Al oir las palabras de Pablo y Bernabé, los gentiles “se regocijaban y glorificaban la palabra del Señor, y creyeron todos los que estaban ordenados para vida eterna. Y la palabra del Señor se difundía por toda aquella provincia” (Hechos 13:48-49). Así llegó el Evangelio a los gentiles. Pero Pablo tuvo que experimentar lo que el Señor dijo a Ananías cuando lo envió a Pablo para que este recibiera la vista: “Yo le mostraré cuánto le es necesario padecer por mi nombre” (cap. 9:16). Esto lo soportó, sobre todo, de parte de los judíos, quienes siempre se opusieron a su ministerio.
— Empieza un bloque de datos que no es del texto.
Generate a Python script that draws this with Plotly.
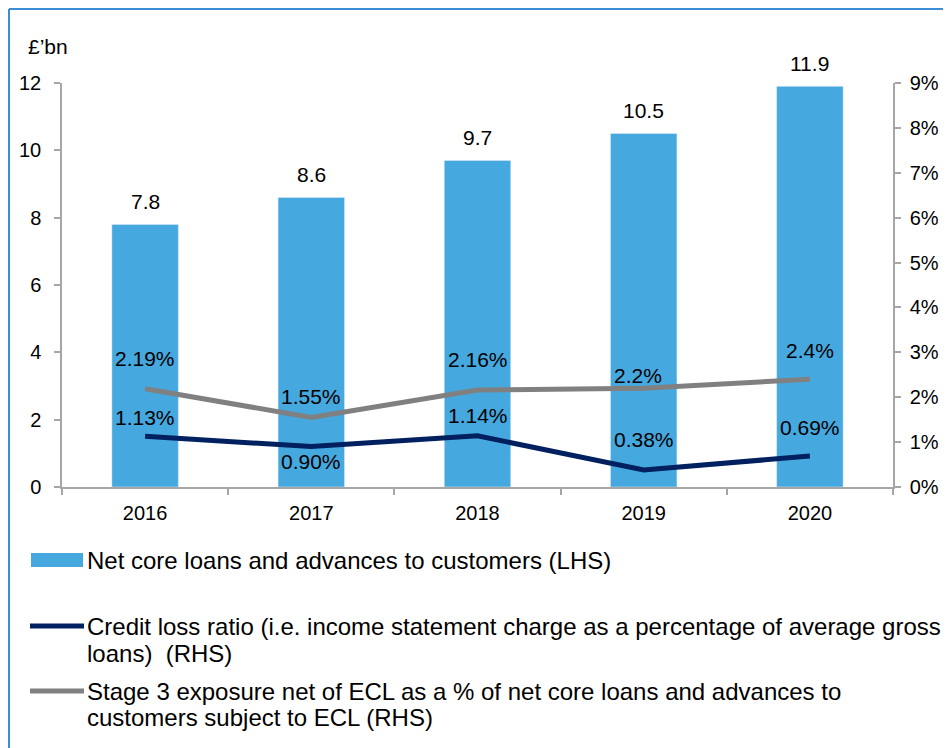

Para hacer más eficaz su resistencia, “los judíos instigaron a mujeres piadosas y distinguidas, y a los principales de la ciudad, y levantaron persecución contra Pablo y Bernabé, y los expulsaron de sus límites” (v. 50). Estas prosélitas piadosas se aferraban fuertemente al judaísmo que habían adoptado después de abandonar la idolatría. Es comprensible su apego a la religión que les había dado a conocer al verdadero Dios, tal como fue revelado a Israel. Pero, así servían como instrumento a los judíos para oponerse al Evangelio que no distingue entre judíos y gentiles, sino que se dirige al hombre perdido. En el capítulo 17:12 vemos a estas mujeres “de distinción” recibir el Evangelio.
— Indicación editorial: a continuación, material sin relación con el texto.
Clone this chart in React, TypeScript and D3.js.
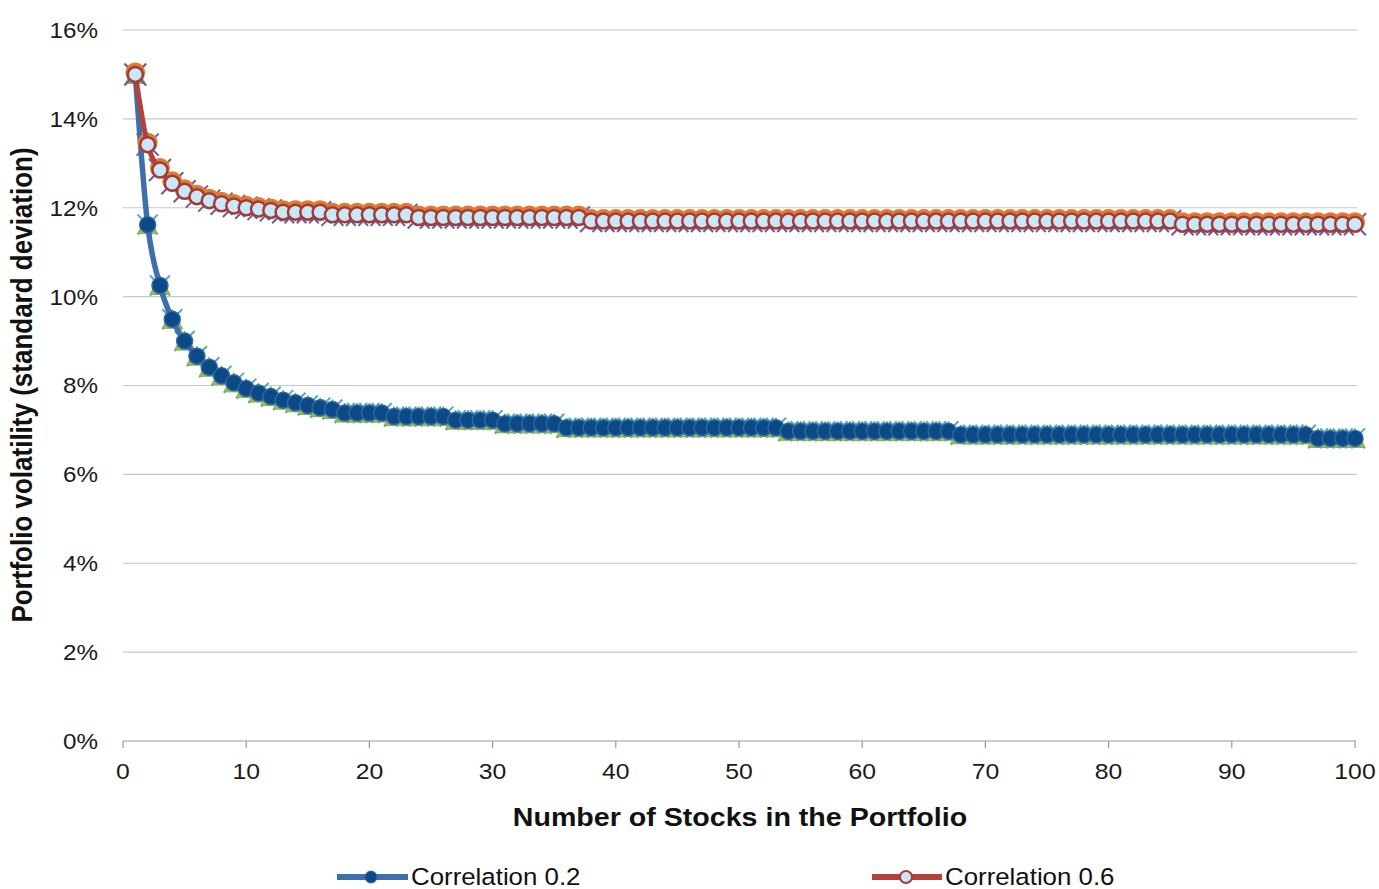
import React from 'react';
import * as d3 from 'd3';

// number of stocks (x categories)
const stocks = [
  1, 2, 3, 4, 5, 6, 7, 8, 9, 10,
  11, 12, 13, 14, 15, 16, 17, 18, 19, 20,
  21, 22, 23, 24, 25, 26, 27, 28, 29, 30,
  31, 32, 33, 34, 35, 36, 37, 38, 39, 40,
  41, 42, 43, 44, 45, 46, 47, 48, 49, 50,
  51, 52, 53, 54, 55, 56, 57, 58, 59, 60,
  61, 62, 63, 64, 65, 66, 67, 68, 69, 70,
  71, 72, 73, 74, 75, 76, 77, 78, 79, 80,
  81, 82, 83, 84, 85, 86, 87, 88, 89, 90,
  91, 92, 93, 94, 95, 96, 97, 98, 99, 100,
];

// volatility in %, correlation 0.2
const corr02 = [
  15.0, 11.62, 10.25, 9.49, 9.0, 8.66, 8.41, 8.22, 8.06, 7.93,
  7.83, 7.75, 7.67, 7.61, 7.55, 7.5, 7.46, 7.38, 7.38, 7.38,
  7.38, 7.3, 7.3, 7.3, 7.3, 7.3, 7.22, 7.22, 7.22, 7.22,
  7.14, 7.14, 7.14, 7.14, 7.14, 7.05, 7.05, 7.05, 7.05, 7.05,
  7.05, 7.05, 7.05, 7.05, 7.05, 7.05, 7.05, 7.05, 7.05, 7.05,
  7.05, 7.05, 7.05, 6.97, 6.97, 6.97, 6.97, 6.97, 6.97, 6.97,
  6.97, 6.97, 6.97, 6.97, 6.97, 6.97, 6.97, 6.89, 6.89, 6.89,
  6.89, 6.89, 6.89, 6.89, 6.89, 6.89, 6.89, 6.89, 6.89, 6.89,
  6.89, 6.89, 6.89, 6.89, 6.89, 6.89, 6.89, 6.89, 6.89, 6.89,
  6.89, 6.89, 6.89, 6.89, 6.89, 6.89, 6.81, 6.81, 6.81, 6.81,
];

// volatility in %, correlation 0.6
const corr06 = [
  15.0, 13.42, 12.85, 12.55, 12.37, 12.25, 12.16, 12.09, 12.04, 12.0,
  11.97, 11.94, 11.9, 11.9, 11.9, 11.9, 11.84, 11.84, 11.84, 11.84,
  11.84, 11.84, 11.84, 11.78, 11.78, 11.78, 11.78, 11.78, 11.78, 11.78,
  11.78, 11.78, 11.78, 11.78, 11.78, 11.78, 11.78, 11.7, 11.7, 11.7,
  11.7, 11.7, 11.7, 11.7, 11.7, 11.7, 11.7, 11.7, 11.7, 11.7,
  11.7, 11.7, 11.7, 11.7, 11.7, 11.7, 11.7, 11.7, 11.7, 11.7,
  11.7, 11.7, 11.7, 11.7, 11.7, 11.7, 11.7, 11.7, 11.7, 11.7,
  11.7, 11.7, 11.7, 11.7, 11.7, 11.7, 11.7, 11.7, 11.7, 11.7,
  11.7, 11.7, 11.7, 11.7, 11.7, 11.63, 11.63, 11.63, 11.63, 11.63,
  11.63, 11.63, 11.63, 11.63, 11.63, 11.63, 11.63, 11.63, 11.63, 11.63,
];

const yTicks = [0, 2, 4, 6, 8, 10, 12, 14, 16];
const xTicks = [0, 10, 20, 30, 40, 50, 60, 70, 80, 90, 100];

const W = 1379;
const H = 889;
const FONT = '"Liberation Sans", Arial, sans-serif';
// the source picture is slightly stretched sideways
const SX = 1.1;

export default function App() {
  const x = d3.scaleLinear().domain([0, 100]).range([123, 1355]);
  const y = d3.scaleLinear().domain([0, 16]).range([741, 30]);

  const line = d3
    .line<number>()
    .x((_, i) => x(stocks[i]))
    .y((d) => y(d))
    .curve(d3.curveMonotoneX);

  const pts02 = corr02.map((v, i) => [x(stocks[i]), y(v)]);
  const pts06 = corr06.map((v, i) => [x(stocks[i]), y(v)]);

  return (
    <svg
      width={W}
      height={H}
      style={{ position: 'absolute', left: 0, top: 0, background: '#fff' }}
      fontFamily={FONT}
    >
      {/* gridlines */}
      {yTicks.map((t) =>
        t === 0 ? null : (
          <line key={t} x1={123} x2={1357} y1={y(t)} y2={y(t)} stroke="#c8c8c8" strokeWidth={1.2} />
        )
      )}
      {/* y labels */}
      {yTicks.map((t) => (
        <text
          key={t}
          transform={`translate(98,${y(t)}) scale(${SX},1)`}
          dy="0.36em"
          textAnchor="end"
          fontSize={22}
          fill="#1a1a1a"
        >
          {t}%
        </text>
      ))}
      {/* x axis */}
      <line x1={123} x2={1356} y1={741} y2={741} stroke="#9a9a9a" strokeWidth={1.2} />
      {xTicks.map((t) => (
        <g key={t}>
          <line x1={x(t)} x2={x(t)} y1={741} y2={748} stroke="#9a9a9a" strokeWidth={1.2} />
          <text
            transform={`translate(${x(t)},779) scale(${SX},1)`}
            textAnchor="middle"
            fontSize={22.5}
            fill="#1a1a1a"
          >
            {t}
          </text>
        </g>
      ))}

      {/* hidden-series markers behind correlation 0.2 */}
      {pts02.map(([px, py], i) => (
        <g key={'x02' + i} stroke="#4bacc6" strokeWidth={2}>
          <line x1={px - 10} y1={py - 10} x2={px + 10} y2={py + 10} />
          <line x1={px + 10} y1={py - 10} x2={px - 10} y2={py + 10} />
        </g>
      ))}
      {pts02.map(([px, py], i) => (
        <path
          key={'t02' + i}
          d={`M${px},${py - 10}L${px + 10},${py + 9}L${px - 10},${py + 9}Z`}
          fill="#9bbb59"
          stroke="#8aab4a"
          strokeWidth={1}
        />
      ))}
      {/* correlation 0.2 */}
      <path d={line(corr02) || ''} fill="none" stroke="#3d6fab" strokeWidth={5.5} />
      {pts02.map(([px, py], i) => (
        <circle key={'c02' + i} cx={px} cy={py} r={8} fill="#0b4a86" stroke="#2f66a4" strokeWidth={1.5} />
      ))}

      {/* hidden-series markers behind correlation 0.6 */}
      {pts06.map(([px, py], i) => (
        <g key={'x06' + i} stroke="#6a5aa0" strokeWidth={2}>
          <line x1={px - 11} y1={py + 11} x2={px + 11} y2={py - 11} />
          <line x1={px - 11} y1={py - 11} x2={px + 11} y2={py + 11} />
        </g>
      ))}
      {pts06.map(([px, py], i) => (
        <circle key={'o06' + i} cx={px} cy={py - 2} r={10} fill="#e07b2e" />
      ))}
      {/* correlation 0.6 */}
      <path d={line(corr06) || ''} fill="none" stroke="#b3413c" strokeWidth={5} />
      {pts06.map(([px, py], i) => (
        <circle key={'c06' + i} cx={px} cy={py} r={7.5} fill="#c9e7f6" stroke="#a23c39" strokeWidth={2.5} />
      ))}

      {/* axis titles */}
      <text
        transform={`translate(740,826) scale(${SX},1)`}
        textAnchor="middle"
        fontSize={26}
        fontWeight="bold"
        fill="#111"
      >
        Number of Stocks in the Portfolio
      </text>
      <text
        transform={`translate(32,385) rotate(-90) scale(1,${SX})`}
        textAnchor="middle"
        fontSize={26}
        fontWeight="bold"
        fill="#111"
      >
        Portfolio volatility (standard deviation)
      </text>

      {/* legend */}
      <line x1={337} x2={408} y1={877} y2={877} stroke="#3d6fab" strokeWidth={6} />
      <circle cx={371} cy={877} r={6} fill="#0b4a86" stroke="#2f66a4" strokeWidth={1} />
      <text transform={`translate(411,877) scale(${SX},1)`} dy="0.36em" fontSize={23.5} fill="#111">
        Correlation 0.2
      </text>
      <line x1={872} x2={942} y1={877} y2={877} stroke="#b3413c" strokeWidth={6} />
      <circle cx={906} cy={877} r={6} fill="#c9e7f6" stroke="#a23c39" strokeWidth={2} />
      <text transform={`translate(945,877) scale(${SX},1)`} dy="0.36em" fontSize={23.5} fill="#111">
        Correlation 0.6
      </text>
    </svg>
  );
}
Al abandonar estos lugares, Pablo y Bernabé hicieron como el Señor lo había enseñado a sus discípulos en Mateo 10:14. “Ellos entonces, sacudiendo contra ellos el polvo de sus pies, llegaron a Iconio” (Hechos 13:51). Así mostraban que entre ellos y sus perseguidores todo estaba terminado. Pero los apóstoles dejaban tras sí una iglesia, unos discípulos “llenos de gozo y del Espíritu Santo” (v. 52). Los enemigos del Señor no habían triunfado; la Palabra de gracia y de poder formó en esta ciudad un testimonio hacia el Señor rechazado pero glorificado, al cual pertenece todo el poder en el cielo y en la tierra. Este poder sigue activo para salvar a los pecadores arrepentidos y para establecer su reino aquí en la tierra, cuando sus enemigos sean puestos por estrado de sus pies (Hebreos 10:13).

La persecución obligaba a los apóstoles a ir de una localidad a otra para predicar el Evangelio, lo que sucedió muy a menudo durante su ministerio.